Türkiye burjuvazisi kaynak, ortaklık, pazar, teknoloji, işgücü ve akla gelebilecek her ekonomik faktör açısından uluslararası platformun tadını aldı. Emekliliğinde bir sahil kasabasına çekilmek, tekelci sermayedarlara çok yabancıdır. Burjuvazi bir daha asla yerli malı Türkün malı demeyecek, eski temkinli günlere dönmek istemeyecek, maceradan maceraya koşmakta ısrarlı olacaktır. Sorun isteyip istememek de değil. Sermaye birikimi ve burjuvazinin 50 yıldır rüyasını görüp AKP’li yıllarda edindiği karakter başka türlüsüne izin vermez. Konunun dinle imanla da bir alakası yoktur. Sermaye sınıfı 2018 sonunda toptan AKP’lidir.

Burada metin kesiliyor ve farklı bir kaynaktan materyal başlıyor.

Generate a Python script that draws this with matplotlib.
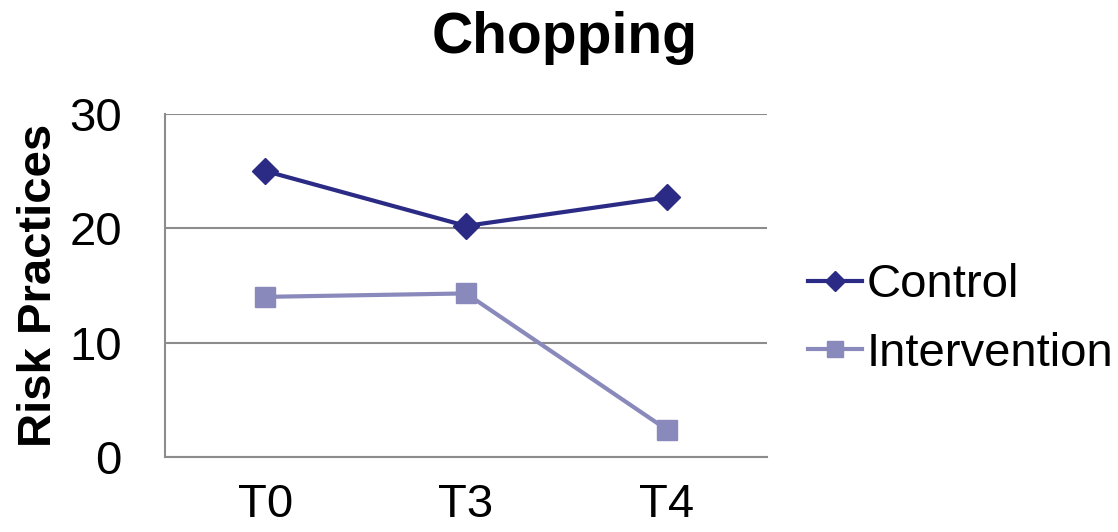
import numpy as np
import matplotlib.pyplot as plt

plt.rcParams['font.family'] = ['Liberation Sans', 'DejaVu Sans']

# Données
categories = ['T0', 'T3', 'T4']
control = [25.0, 20.2, 22.7]
intervention = [14.0, 14.3, 2.4]

fig = plt.figure(figsize=(11.18, 5.32), dpi=100)
ax = fig.add_axes([0.1476, 0.141, 0.5385, 0.645])

x = np.arange(len(categories))
ax.plot(x, control, color='#2B2A85', lw=3, marker='D', ms=13, label='Control')
ax.plot(x, intervention, color='#8A89BC', lw=3, marker='s', ms=15, label='Intervention')

ax.set_xlim(-0.5, 2.5)
ax.set_ylim(0, 30)
ax.set_yticks([0, 10, 20, 30])
ax.set_xticks(x)
ax.set_xticklabels(categories)
ax.tick_params(length=0, labelsize=34)
ax.tick_params(axis='y', pad=31)
ax.tick_params(axis='x', pad=19)
ax.yaxis.grid(True, color='#8C8C8C', lw=1.5)
ax.set_axisbelow(True)

for s in ['top', 'right']:
    ax.spines[s].set_visible(False)
for s in ['left', 'bottom']:
    ax.spines[s].set_color('#8C8C8C')
    ax.spines[s].set_linewidth(1.5)

ax.set_ylabel('Risk Practices', fontsize=34, fontweight='bold', labelpad=6)
fig.text(0.505, 0.98, 'Chopping', fontsize=41, fontweight='bold', ha='center', va='top')

ax.legend(loc='center left', bbox_to_anchor=(1.028, 0.4), frameon=False,
          fontsize=34, handlelength=1.15, handletextpad=0.1, labelspacing=0.52,
          borderpad=0, markerscale=0.8)

fig.savefig('out.png', dpi=100)
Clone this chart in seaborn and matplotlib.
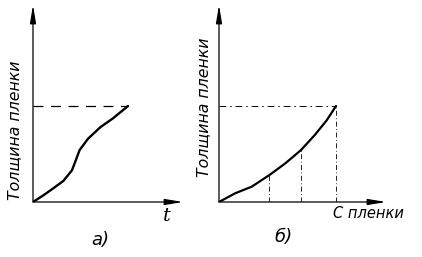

Benzer bir durum emperyalizm için de geçerli. Stratejisiz AKP, emperyalizmin çok katmanlı krizi sayesinde alem buysa kral olabilmektedir. Ama zaten bu dünyada herkes kendince bir kutup olmanın hayalini kurabilmekte, yalan, tehdit, keyfilik, kuralsızlık 21.yüzyıl başının ruhunu oluşturmaktadır. Üstelik AKP sıkışınca olmadık ödünler verebilmeye uygun bir ülkeyi yönetmektedir. Türkiye’nin pazarlanacak şeyleri bitmez. 

Aman ne karanlık tablo… demeyeceğim. 

AKP’nin karanlık mı karanlık olduğunu zaten biliyoruz. Ama karanlıktan iler tutar tarafı olmayan birtakım projelerle, sahte kahramanlarla çıkmanın imkânı kalmadı diye de karalar bağlamayız. 

İşimize bakarız. İşe, işçi sınıfının örgütsüzlüğünü gidermekten başlarız.

Sahi, birkaç milyon işçinin ekmeğine, emeğine, yaşamına, ülkesine, kardeşlerine sahip çıkacak bir örgütlülüğe erişmesi ne kadar zaman alır?